EXERCISE DIRECTIONS
Pictures stay out of this copy, which runs from the first line of the material through the line containing "const yTicks = [0,5,10,15,20,25];".

DATA PROVIDED
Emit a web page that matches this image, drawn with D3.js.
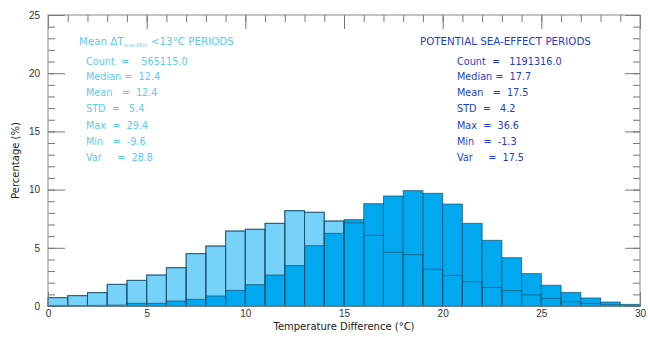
<!DOCTYPE html>
<html>
<head>
<meta charset="utf-8">
<script src="https://cdn.jsdelivr.net/npm/d3@7"></script>
<style>
  body { margin: 0; background: #fff; }
  svg { display: block; font-family: "DejaVu Sans", sans-serif; }
  .stats text { white-space: pre; }
</style>
</head>
<body>
<div id="chart"></div>
<script>
// bin start (°C), each bin is 1 °C wide
const binStarts = [0,1,2,3,4,5,6,7,8,9,10,11,12,13,14,15,16,17,18,19,20,21,22,23,24,25,26,27,28,29];
// Mean dT < 13 °C periods (%)
const coldValues = [0.72,0.89,1.15,1.86,2.2,2.66,3.29,4.5,5.15,6.44,6.59,7.1,8.19,8.05,7.3,7.15,6.07,4.61,4.41,3.15,2.63,2.09,1.6,1.32,0.95,0.66,0.37,0.22,0.1,0.05];
// potential sea-effect periods (%)
const seaValues = [0.02,0.03,0.05,0.08,0.23,0.23,0.43,0.57,0.86,1.35,1.83,2.66,3.47,5.18,6.24,7.42,8.79,9.45,9.91,9.68,8.76,7.1,5.64,4.15,2.78,1.78,1.17,0.69,0.34,0.14];

const xTicks = [0,5,10,15,20,25,30];
const yTicks = [0,5,10,15,20,25];

const coldStats = ["Count  =    565115.0", "Median =  12.4", "Mean   =  12.4", "STD  =   5.4", "Max  =  29.4", "Min   =  -9.6", "Var     =  28.8"];
const seaStats = ["Count  =   1191316.0", "Median =  17.7", "Mean   =  17.5", "STD  =   4.2", "Max  =  36.6", "Min   =  -1.3", "Var     =  17.5"];

const W = 648, H = 337;
const margin = {left: 48, right: 8, top: 15, bottom: 31};
const colLight = "#76d2f8", colDark = "#00a8ef", edge = "#1a5573";

const svg = d3.select("#chart").append("svg").attr("width", W).attr("height", H);

const x = d3.scaleLinear().domain([0, 30]).range([margin.left, W - margin.right]);
const y = d3.scaleLinear().domain([0, 25]).range([H - margin.bottom, margin.top]);

// axes: major + minor ticks on all four sides, pointing inward
function styleAxis(g, showLabels) {
    g.select(".domain").remove();
    g.selectAll(".tick line").attr("stroke", "#777");
    g.selectAll("text").attr("fill", "#333").style("font-size", "10px");
    if (!showLabels) g.selectAll("text").remove();
}
const minorX = d3.range(0, 31), minorY = d3.range(0, 26);

svg.append("g").attr("transform", `translate(0,${y(0)})`)
    .call(d3.axisBottom(x).tickValues(xTicks).tickSize(-14).tickPadding(4).tickFormat(d3.format("d")))
    .call(g => styleAxis(g, true));
svg.append("g").attr("transform", `translate(0,${y(25)})`)
    .call(d3.axisTop(x).tickValues(xTicks).tickSize(-14).tickFormat(""))
    .call(g => styleAxis(g, false));
svg.append("g").attr("transform", `translate(0,${y(25)})`)
    .call(d3.axisTop(x).tickValues(minorX).tickSize(-7).tickFormat(""))
    .call(g => styleAxis(g, false));
svg.append("g").attr("transform", `translate(${x(0)},0)`)
    .call(d3.axisLeft(y).tickValues(yTicks).tickSize(-17).tickPadding(8).tickFormat(d3.format("d")))
    .call(g => styleAxis(g, true));
svg.append("g").attr("transform", `translate(${x(0)},0)`)
    .call(d3.axisLeft(y).tickValues(minorY).tickSize(-7).tickFormat(""))
    .call(g => styleAxis(g, false));
svg.append("g").attr("transform", `translate(${x(30)},0)`)
    .call(d3.axisRight(y).tickValues(yTicks).tickSize(-15).tickFormat(""))
    .call(g => styleAxis(g, false));
svg.append("g").attr("transform", `translate(${x(30)},0)`)
    .call(d3.axisRight(y).tickValues(minorY).tickSize(-7).tickFormat(""))
    .call(g => styleAxis(g, false));

// bars
const bars = svg.append("g");
function drawBars(values, fill, cls) {
    bars.selectAll("." + cls)
        .data(binStarts.map((b, i) => ({b, v: values[i]})))
        .join("rect")
        .attr("class", cls)
        .attr("x", d => x(d.b))
        .attr("width", d => x(d.b + 1) - x(d.b))
        .attr("y", d => y(d.v))
        .attr("height", d => y(0) - y(d.v))
        .attr("fill", fill)
        .attr("stroke", edge)
        .attr("stroke-opacity", 0.75)
        .attr("stroke-width", 1);
}
drawBars(coldValues, colLight, "cold");
drawBars(seaValues, colDark, "sea");
// outline of the cold bars shows through the sea-effect bars
drawBars(coldValues, "none", "coldEdge");

// frame
svg.append("rect")
    .attr("x", x(0)).attr("y", y(25))
    .attr("width", x(30) - x(0)).attr("height", y(0) - y(25))
    .attr("fill", "none").attr("stroke", "#888").attr("stroke-width", 1);

// axis titles
svg.append("text")
    .attr("x", (x(0) + x(30)) / 2).attr("y", 330)
    .attr("text-anchor", "middle")
    .style("font-size", "10px").attr("fill", "#222")
    .text("Temperature Difference (°C)");
svg.append("text")
    .attr("transform", `translate(19,${y(12.5)}) rotate(-90)`)
    .attr("text-anchor", "middle")
    .style("font-size", "10px").attr("fill", "#222")
    .text("Percentage (%)");

// stats boxes
const rowY = [62, 77, 93, 109, 126, 142, 158];
const left = svg.append("g").attr("class", "stats").attr("fill", "#5ccbf0").style("font-size", "9.7px");
const t1 = left.append("text").attr("x", 79).attr("y", 45).style("font-size", "10.3px");
t1.append("tspan").text("Mean ΔT");
t1.append("tspan").attr("dy", 2).style("font-size", "5px").text("(sea-850)");
t1.append("tspan").attr("dy", -2).text(" <13°C PERIODS");
left.selectAll(".row").data(coldStats).join("text")
    .attr("class", "row").attr("x", 86).attr("y", (d, i) => rowY[i] + 3).text(d => d);

const right = svg.append("g").attr("class", "stats").attr("fill", "#1d3fcc").style("font-size", "9.7px");
right.append("text").attr("x", 420).attr("y", 45).style("font-size", "10.3px").text("POTENTIAL SEA-EFFECT PERIODS");
right.selectAll(".row").data(seaStats).join("text")
    .attr("class", "row").attr("x", 457).attr("y", (d, i) => rowY[i] + 3).text(d => d);
</script>
</body>
</html>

FINAL RESULT
Emit a web page that matches this image, drawn with D3.js.
<!DOCTYPE html>
<html>
<head>
<meta charset="utf-8">
<script src="https://cdn.jsdelivr.net/npm/d3@7"></script>
<style>
  body { margin: 0; background: #fff; }
  svg { display: block; font-family: "DejaVu Sans", sans-serif; }
  .stats text { white-space: pre; }
</style>
</head>
<body>
<div id="chart"></div>
<script>
// bin start (°C), each bin is 1 °C wide
const binStarts = [0,1,2,3,4,5,6,7,8,9,10,11,12,13,14,15,16,17,18,19,20,21,22,23,24,25,26,27,28,29];
// Mean dT < 13 °C periods (%)
const coldValues = [0.72,0.89,1.15,1.86,2.2,2.66,3.29,4.5,5.15,6.44,6.59,7.1,8.19,8.05,7.3,7.15,6.07,4.61,4.41,3.15,2.63,2.09,1.6,1.32,0.95,0.66,0.37,0.22,0.1,0.05];
// potential sea-effect periods (%)
const seaValues = [0.02,0.03,0.05,0.08,0.23,0.23,0.43,0.57,0.86,1.35,1.83,2.66,3.47,5.18,6.24,7.42,8.79,9.45,9.91,9.68,8.76,7.1,5.64,4.15,2.78,1.78,1.17,0.69,0.34,0.14];

const xTicks = [0,5,10,15,20,25,30];
const yTicks = [0,5,10,15,20,25];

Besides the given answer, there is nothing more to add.